Ethical considerations in collaborative language research for social change (Maggie Kubanyiova)

This paper centres on ethics in arts and humanities research that aspires to address pressing societal challenges in collaboration with others. In this contribution, I reflect on ethical demands and implications for training the next generation of language scientists by drawing on two settings of my recent collaborative inquiry: 1) ETHER: an inter-disciplinary network of academics (linguistics, education, curatorial studies, architecture, philosophy, political sciences, etc.), arts organisations, and practitioners sharing and examining frameworks for encountering difference (cf. Kubanyiova & Shetty, forthcoming; Shetty & Kubanyiova, 2022); 2) ethnographic fieldwork in a complex ideological landscape of rural Slovakia with a history of conflict between its ethnic majority population and its stigmatised and spatially segregated Romani-speaking minority (Kubanyiova, 2023; Kubanyiova, Herxheimer, & Koptová, 2023). I distinguish between ethics brought to practice vs. ethics forged through practice (Sadeghi-Yekta & Prendergast, 2022) and show how attending to the former matters but does not, in itself, lead to inherently ‘good’ research. I discuss ethical implications for researcher training in relation to both doing and disseminating research. 

Kubanyiova, M. (2023, March). Encountering the Other in places of stigma: Towards aesthetics as a sociolinguistic research praxis. Paper presented at the American Association for Applied Linguistics, Portland.  

Kubanyiova, M., Herxheimer, S., & Koptová, A. (2023). Under the big tree: Šuňiben kamibnaha. https://www.flipsnack.com/SarahJaneMason/under-the-big-tree-u-iben-kamibnaha-xmlv59uo7k.html 

Kubanyiova, M., & Shetty, P. (forthcoming). Listening without borders: Creating spaces for encountering difference. Bristol: Multilingual Matters. 

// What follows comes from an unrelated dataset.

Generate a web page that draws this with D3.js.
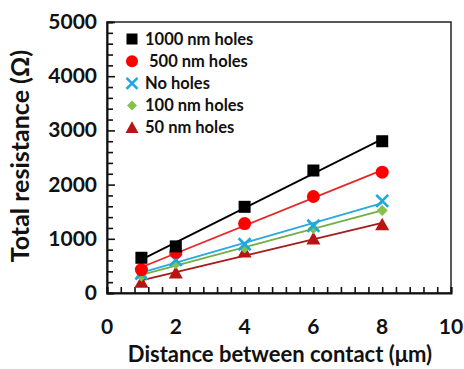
<!DOCTYPE html>
<html>
<head>
<meta charset="utf-8">
<script src="https://cdn.jsdelivr.net/npm/d3@7"></script>
<style>
  body { margin: 0; background: #fff; }
  text { font-family: Lato, "Open Sans", sans-serif; font-weight: bold; fill: #111; }
</style>
</head>
<body>
<div id="chart"></div>
<script>
/* datos */
const distances = [1, 2, 4, 6, 8];
const seriesNames = ["1000 nm holes", " 500 nm holes", "No holes", "100 nm holes", "50 nm holes"];
const r1000 = [650, 860, 1590, 2260, 2800];
const r500 = [430, 750, 1280, 1780, 2230];
const rNone = [360, 610, 900, 1240, 1700];
const r100 = [310, 540, 830, 1190, 1520];
const r50 = [200, 370, 760, 1000, 1260];
const xTicks = [0, 2, 4, 6, 8, 10];
const yTicks = [0, 1000, 2000, 3000, 4000, 5000];

const W = 464, H = 369;
const M = { top: 22, right: 13, bottom: 76, left: 107 };

const styles = [
  { pt: "#000000", line: "#000000", shape: "square" },
  { pt: "#ff0000", line: "#e8262a", shape: "circle" },
  { pt: "#1ea7e1", line: "#27aae1", shape: "cross" },
  { pt: "#86c24a", line: "#73ae47", shape: "diamond" },
  { pt: "#b81414", line: "#a51c1c", shape: "triangle" }
];
const values = [r1000, r500, rNone, r100, r50];

const svg = d3.select("#chart").append("svg").attr("width", W).attr("height", H);

const x = d3.scaleLinear().domain([0, 10]).range([M.left, W - M.right]);
const y = d3.scaleLinear().domain([0, 5000]).range([H - M.bottom, M.top]);

// marco
svg.append("rect")
  .attr("x", M.left).attr("y", M.top)
  .attr("width", W - M.right - M.left).attr("height", H - M.bottom - M.top)
  .attr("fill", "none").attr("stroke", "#222").attr("stroke-width", 1.5);

// ticks menores hacia adentro
const gx = svg.append("g").attr("transform", `translate(0,${H - M.bottom})`);
gx.call(d3.axisBottom(x).tickValues(d3.range(0, 10.01, 0.4)).tickSize(-6).tickFormat(""))
  .call(g => g.select(".domain").attr("stroke-width", 2).attr("stroke", "#111"));
gx.selectAll(".tick line").attr("stroke", "#111").attr("stroke-width", 1.6);

const gy = svg.append("g").attr("transform", `translate(${M.left},0)`);
gy.call(d3.axisLeft(y).tickValues(d3.range(0, 5001, 200)).tickSize(-6).tickFormat(""))
  .call(g => g.select(".domain").attr("stroke-width", 2).attr("stroke", "#111"));
gy.selectAll(".tick line").attr("stroke", "#111").attr("stroke-width", 1.6)
  .attr("x2", d => d % 1000 === 0 ? 8 : 6);

// etiquetas de ticks
svg.append("g").selectAll("text").data(xTicks).join("text")
  .attr("x", d => x(d)).attr("y", 334)
  .attr("text-anchor", "middle").attr("font-size", 21)
  .text(d => d);
svg.append("g").selectAll("text").data(yTicks).join("text")
  .attr("x", 97).attr("y", d => y(d) + 7)
  .attr("text-anchor", "end").attr("font-size", 21)
  .text(d => d);

// titulos de ejes
svg.append("text")
  .attr("x", 280).attr("y", 362)
  .attr("text-anchor", "middle").attr("font-size", 22)
  .text("Distance between contact (μm)");
svg.append("text")
  .attr("transform", "translate(29,156) rotate(-90)")
  .attr("text-anchor", "middle").attr("font-size", 25)
  .text("Total resistance (Ω)");

// lineas de ajuste
function fit(vals) {
  const mx = d3.mean(distances), my = d3.mean(vals);
  const b = d3.sum(distances, (d, i) => (d - mx) * (vals[i] - my)) / d3.sum(distances, d => (d - mx) ** 2);
  return [b, my - b * mx];
}

function drawMarker(g, shape, color, cx, cy, s) {
  if (shape === "square") {
    g.append("rect").attr("x", cx - s / 2).attr("y", cy - s / 2).attr("width", s).attr("height", s).attr("fill", color);
  } else if (shape === "circle") {
    g.append("circle").attr("cx", cx).attr("cy", cy).attr("r", s / 2).attr("fill", color);
  } else if (shape === "cross") {
    const h = s / 2 - 1;
    g.append("path").attr("d", `M${cx - h},${cy - h}L${cx + h},${cy + h}M${cx - h},${cy + h}L${cx + h},${cy - h}`)
      .attr("stroke", color).attr("stroke-width", 2.6).attr("fill", "none");
  } else if (shape === "diamond") {
    const h = s / 2;
    g.append("path").attr("d", `M${cx},${cy - h}L${cx + h},${cy}L${cx},${cy + h}L${cx - h},${cy}Z`).attr("fill", color);
  } else {
    const h = s / 2;
    g.append("path").attr("d", `M${cx},${cy - h}L${cx + h},${cy + h * 0.8}L${cx - h},${cy + h * 0.8}Z`).attr("fill", color);
  }
}

const sizes = { square: 12, circle: 13, cross: 14, diamond: 11, triangle: 14 };

values.forEach((vals, i) => {
  const [b, a] = fit(vals);
  svg.append("line")
    .attr("x1", x(1)).attr("y1", y(a + b * 1))
    .attr("x2", x(8)).attr("y2", y(a + b * 8))
    .attr("stroke", styles[i].line).attr("stroke-width", 1.8);
});
for (let i = values.length - 1; i >= 0; i--) {
  const g = svg.append("g");
  values[i].forEach((v, j) => drawMarker(g, styles[i].shape, styles[i].pt, x(distances[j]), y(v), sizes[styles[i].shape]));
}

// leyenda
const leg = svg.append("g");
seriesNames.forEach((name, i) => {
  const ly = 39 + i * 22.2;
  drawMarker(leg, styles[i].shape, styles[i].pt, 132, ly, sizes[styles[i].shape] - 1);
  leg.append("text").attr("x", 145).attr("y", ly + 5.5).attr("font-size", 16.5)
    .attr("xml:space", "preserve").style("white-space", "pre").text(name);
});
</script>
</body>
</html>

Sadeghi-Yekta, K., & Prendergast, M. (2022). Introduction: Being together. In K. Sadeghi-Yekta & M. Prendergast (Eds.), Applied theatre: Ethics (pp. 3-16). London: Bloomsbury. 

Shetty, P., & Kubanyiova, M. (2022). ETHER Podcast: Encountering through storytelling - whose stories? Retrieved from https://ether.leeds.ac.uk/ether-resource-library/ether-podcast-series/ 


A qualitative analysis of questionable research practices (Scott Sterling, Kate Yaw, Tove Larsson, Luke Plonsky, & Merja Kytö)

Questionable research practices (QRPs) are researcher actions that occur along a continuum between actions deemed fully ethical and those that clearly violate ethical norms (Artino et al., 2018; Fanelli, 2009). Though surveys have found that a majority of applied linguists have engaged in QRPs in their careers (Isbell et al., 2022; Larsson et al., 2023), the degree of (un)ethicality of these decisions may be dependent on the context in which they are made. This talk explores the context-dependent nature of QRPs through a thematic analysis of comments left by quantitative humanities researchers on a survey ranking the frequency and severity of QRP items. Findings point to a need for ethical and methodological training that highlights the day-to-day decision making processes that quantitative researchers encounter.

Self-citation in applied linguistics (Luke Plonsky, Ekaterina Sudina)

There is nothing inherently wrong with referring to one’s own work. However, frequent self-citation might be seen as gratuitous, self-serving, and even unethical (e.g., Ioannidis, 2015). In applied linguistics, Plonsky et al. (in press) identified ‘excessive self-citation’ as one of 58 potentially questionable research practices (QRPs), but few of the participants in Larsson et al.’s (2023) survey reported engaging in this practice. Is this really the case? To address this question, we have collected a large and representative sample of published applied linguistics research to be coded for references to the authors’ work. Without calling out individual scholars, we will explore self-citation patterns overall as well as in relation to different author- and study-level characteristics. 

The role of ethics in quantitative methods practice and training (Gregory R. Hancock)

Beyond the obvious types of data fraud such as fabrication and falsification, this talk discusses more subtle places in the practice of quantitative methods where ethical issues and decision points arise, and in turn the opportunities for more principled training of quantitative researchers.